Auch die Linksparteiabgeordnete Helin Evrim Sommer kritisierte die Bundesregierung gegenüber dem ND scharf: Sie sieht die Bundesregierung als verpflichtet, ihre Praxis zu ändern, wenn sie sich nicht „an der türkisch-bulgarischen Komplizenschaft mitschuldig“ machen wolle.
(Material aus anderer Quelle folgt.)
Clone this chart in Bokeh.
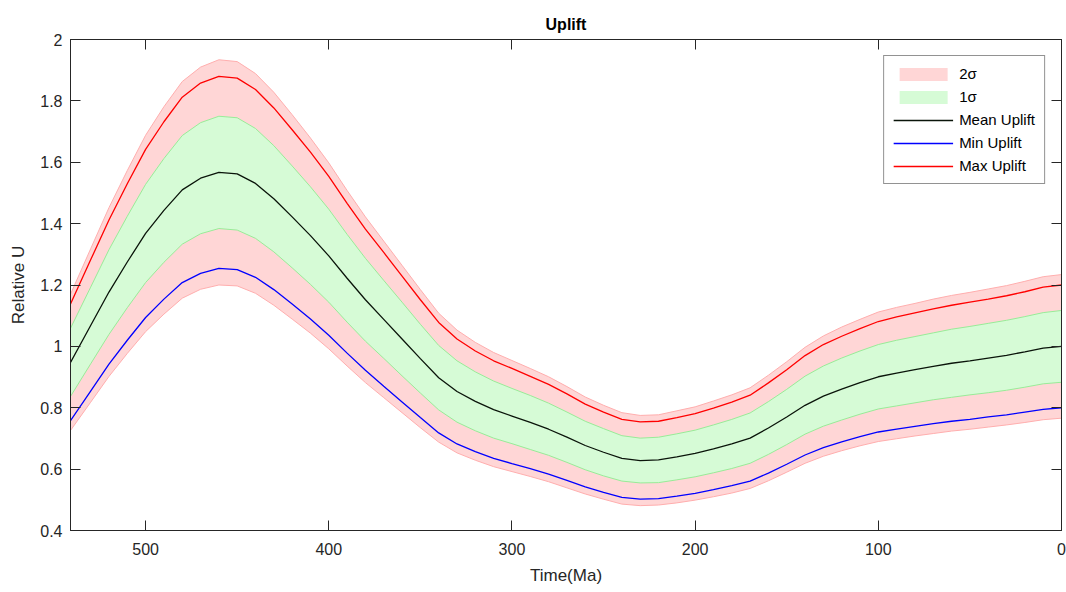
from bokeh.plotting import figure
from bokeh.models import (Range1d, LinearAxis, FixedTicker, CustomJSTickFormatter,
                          Legend, LegendItem)
from bokeh.embed import file_html
from bokeh.resources import INLINE

time_ma = [541, 530, 520, 510, 500, 490, 480, 470, 460, 450, 440, 430, 420, 410, 400,
           390, 380, 370, 360, 350, 340, 330, 320, 310, 300, 290, 280, 270, 260, 250,
           240, 230, 220, 210, 200, 190, 180, 170, 160, 150, 140, 130, 120, 110, 100,
           90, 80, 70, 60, 50, 40, 30, 20, 10, 0]

mean_uplift = [0.948, 1.068, 1.177, 1.275, 1.368, 1.443, 1.510, 1.548, 1.567, 1.562,
               1.531, 1.481, 1.422, 1.361, 1.295, 1.222, 1.152, 1.088, 1.024, 0.960,
               0.898, 0.853, 0.821, 0.794, 0.773, 0.752, 0.730, 0.704, 0.677, 0.655,
               0.635, 0.628, 0.630, 0.640, 0.651, 0.666, 0.682, 0.701, 0.734, 0.770,
               0.808, 0.838, 0.861, 0.882, 0.901, 0.913, 0.924, 0.935, 0.945, 0.953,
               0.962, 0.971, 0.982, 0.994, 1.000]

max_uplift = [1.138, 1.282, 1.412, 1.530, 1.642, 1.732, 1.812, 1.858, 1.880, 1.874,
              1.837, 1.777, 1.706, 1.633, 1.554, 1.466, 1.382, 1.306, 1.229, 1.152,
              1.078, 1.024, 0.985, 0.953, 0.928, 0.902, 0.876, 0.845, 0.812, 0.786,
              0.762, 0.754, 0.756, 0.768, 0.781, 0.799, 0.818, 0.841, 0.881, 0.924,
              0.970, 1.006, 1.033, 1.058, 1.081, 1.096, 1.109, 1.122, 1.134, 1.144,
              1.154, 1.165, 1.178, 1.193, 1.200]

min_uplift = [0.758, 0.854, 0.942, 1.020, 1.094, 1.154, 1.208, 1.238, 1.254, 1.250,
              1.225, 1.185, 1.138, 1.089, 1.036, 0.978, 0.922, 0.870, 0.819, 0.768,
              0.718, 0.682, 0.657, 0.635, 0.618, 0.602, 0.584, 0.563, 0.542, 0.524,
              0.508, 0.502, 0.504, 0.512, 0.521, 0.533, 0.546, 0.561, 0.587, 0.616,
              0.646, 0.670, 0.689, 0.706, 0.721, 0.730, 0.739, 0.748, 0.756, 0.762,
              0.770, 0.777, 0.786, 0.795, 0.800]

sigma1_upper = [1.059, 1.193, 1.315, 1.424, 1.528, 1.612, 1.687, 1.729, 1.750, 1.745,
                1.710, 1.654, 1.588, 1.520, 1.447, 1.365, 1.287, 1.215, 1.144, 1.072,
                1.003, 0.953, 0.917, 0.887, 0.863, 0.840, 0.815, 0.786, 0.756, 0.732,
                0.709, 0.701, 0.704, 0.715, 0.727, 0.744, 0.762, 0.783, 0.820, 0.860,
                0.903, 0.936, 0.962, 0.985, 1.006, 1.020, 1.032, 1.044, 1.056, 1.065,
                1.075, 1.085, 1.097, 1.110, 1.117]

sigma1_lower = [0.837, 0.943, 1.039, 1.126, 1.208, 1.274, 1.333, 1.367, 1.384, 1.379,
                1.352, 1.308, 1.256, 1.202, 1.144, 1.079, 1.017, 0.961, 0.904, 0.848,
                0.793, 0.753, 0.725, 0.701, 0.683, 0.664, 0.645, 0.622, 0.598, 0.578,
                0.561, 0.555, 0.556, 0.565, 0.575, 0.588, 0.602, 0.619, 0.648, 0.680,
                0.714, 0.740, 0.760, 0.779, 0.796, 0.806, 0.816, 0.826, 0.834, 0.842,
                0.849, 0.857, 0.867, 0.878, 0.883]

sigma2_upper = [1.170, 1.318, 1.452, 1.573, 1.688, 1.781, 1.863, 1.910, 1.934, 1.928,
                1.889, 1.828, 1.755, 1.679, 1.598, 1.508, 1.422, 1.343, 1.264, 1.185,
                1.108, 1.053, 1.013, 0.980, 0.954, 0.928, 0.901, 0.869, 0.835, 0.808,
                0.784, 0.775, 0.777, 0.790, 0.803, 0.822, 0.842, 0.865, 0.906, 0.950,
                0.997, 1.034, 1.063, 1.088, 1.112, 1.127, 1.140, 1.154, 1.166, 1.176,
                1.187, 1.198, 1.212, 1.227, 1.234]

sigma2_lower = [0.726, 0.818, 0.902, 0.977, 1.048, 1.105, 1.157, 1.186, 1.200, 1.197,
                1.173, 1.134, 1.089, 1.043, 0.992, 0.936, 0.882, 0.833, 0.784, 0.735,
                0.688, 0.653, 0.629, 0.608, 0.592, 0.576, 0.559, 0.539, 0.519, 0.502,
                0.486, 0.481, 0.483, 0.490, 0.499, 0.510, 0.522, 0.537, 0.562, 0.590,
                0.619, 0.642, 0.660, 0.676, 0.690, 0.699, 0.708, 0.716, 0.724, 0.730,
                0.737, 0.744, 0.752, 0.761, 0.766]

x_ticks = [0, 100, 200, 300, 400, 500]
y_ticks = [0.4, 0.6, 0.8, 1.0, 1.2, 1.4, 1.6, 1.8, 2.0]

FONT = "Liberation Sans"
AX = "#262626"

p = figure(width=1066, height=592, output_backend="svg", toolbar_location=None,
           x_range=Range1d(541, 0), y_range=Range1d(0.4, 2.0),
           min_border_left=70, min_border_right=5, min_border_top=39,
           min_border_bottom=62, title="Uplift")
p.background_fill_color = "white"
p.border_fill_color = "white"
p.outline_line_color = AX
p.xgrid.visible = False
p.ygrid.visible = False

p.title.align = "center"
p.title.text_font = FONT
p.title.text_font_size = "16px"
p.title.text_font_style = "bold"
p.title.text_color = "black"
p.title.standoff = 14

fmt = CustomJSTickFormatter(code="return String(Math.round(tick*10)/10);")

def style_axis(ax, ticks, labels=True):
    ax.ticker = FixedTicker(ticks=ticks)
    ax.axis_line_color = AX
    ax.major_tick_line_color = AX
    ax.major_tick_in = 10
    ax.major_tick_out = 0
    ax.minor_tick_line_color = None
    ax.major_label_text_font = FONT
    ax.major_label_text_color = AX
    if labels:
        ax.major_label_text_font_size = "16px"
        ax.formatter = fmt
    else:
        ax.major_label_text_font_size = "1px"
        ax.major_label_text_alpha = 0
        ax.major_label_standoff = 0

style_axis(p.xaxis[0], x_ticks)
style_axis(p.yaxis[0], y_ticks)
p.xaxis[0].major_label_standoff = 12
p.yaxis[0].major_label_standoff = 8
p.xaxis[0].axis_label = "Time(Ma)"
p.yaxis[0].axis_label = "Relative U"
for ax in (p.xaxis[0], p.yaxis[0]):
    ax.axis_label_text_font = FONT
    ax.axis_label_text_font_size = "17px"
    ax.axis_label_text_font_style = "normal"
    ax.axis_label_text_color = AX
p.xaxis[0].axis_label_standoff = 8
p.yaxis[0].axis_label_standoff = 9

top_ax = LinearAxis()
style_axis(top_ax, x_ticks, labels=False)
p.add_layout(top_ax, "above")
right_ax = LinearAxis()
style_axis(right_ax, y_ticks, labels=False)
p.add_layout(right_ax, "right")

PINK_FILL = "#FFD6D6"
PINK_EDGE = "#FFAEAE"
GREEN_FILL = "#D6FBD6"
GREEN_EDGE = "#98EC98"

r2 = p.varea(x=time_ma, y1=sigma2_lower, y2=sigma2_upper, fill_color=PINK_FILL)
p.line(time_ma, sigma2_upper, line_color=PINK_EDGE, line_width=1)
p.line(time_ma, sigma2_lower, line_color=PINK_EDGE, line_width=1)
r1 = p.varea(x=time_ma, y1=sigma1_lower, y2=sigma1_upper, fill_color=GREEN_FILL)
p.line(time_ma, sigma1_upper, line_color=GREEN_EDGE, line_width=1)
p.line(time_ma, sigma1_lower, line_color=GREEN_EDGE, line_width=1)
rm = p.line(time_ma, mean_uplift, line_color="#0a140a", line_width=1.3)
rmin = p.line(time_ma, min_uplift, line_color="#0000FF", line_width=1.3)
rmax = p.line(time_ma, max_uplift, line_color="#FF0000", line_width=1.3)

legend = Legend(items=[
    LegendItem(label="2σ", renderers=[r2]),
    LegendItem(label="1σ", renderers=[r1]),
    LegendItem(label="Mean Uplift", renderers=[rm]),
    LegendItem(label="Min Uplift", renderers=[rmin]),
    LegendItem(label="Max Uplift", renderers=[rmax]),
], location="top_right")
legend.margin = 16
legend.padding = 9
legend.spacing = 6
legend.glyph_width = 60
legend.glyph_height = 16
legend.label_height = 15
legend.label_standoff = 6
legend.label_text_font = FONT
legend.label_text_font_size = "15px"
legend.label_text_color = "black"
legend.border_line_color = AX
legend.border_line_width = 1
legend.background_fill_color = "white"
legend.background_fill_alpha = 1
p.add_layout(legend)

open("out.html", "w").write(file_html(p, INLINE))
Misshandlungen, Inhaftierungen und Massenunterkünfte

Die Bedingungen für Schutzsuchende sind miserabel. Schutzsuchende berichten in Gesprächen immer wieder Misshandlung von Flüchtlingen durch Sicherheitskräfte. Menschen aus Afghanistan bezeichnen Bulgarien als „die Hölle“. Bordermonitoring warnt vor der langfristigen Inhaftierung der Schutzsuchenden in Bulgarien: „Hinsichtlich der Rückführung von Asylsuchenden im Rahmen der Dublin-Verordnung gilt es überdies zu beachten, dass lange Haft droht, wenn das Asylgesuch vor der Weiterreise in ein anderes Land abgelehnt wurde, wobei der Bescheid auch dann rechtskräftig geworden sein kann, wenn er in Abwesenheit zugestellt wurde.“

371 Abschiebungen nach Bulgarien geplant

Obwohl vor diesem Hintergrund eine Abschiebung nach Bulgarien humanitär ausgeschlossen sein sollte, setzt die Bundesregierung alles an die Überstellung von 371 Schutzsuchenden nach Bulgarien. Auf eine Anfrage von Helin Evrim Sommer heißt es, Bulgarien habe bereits bei 86 Personen die Übernahme bestätigt und die Abschiebungen stünden kurz bevor.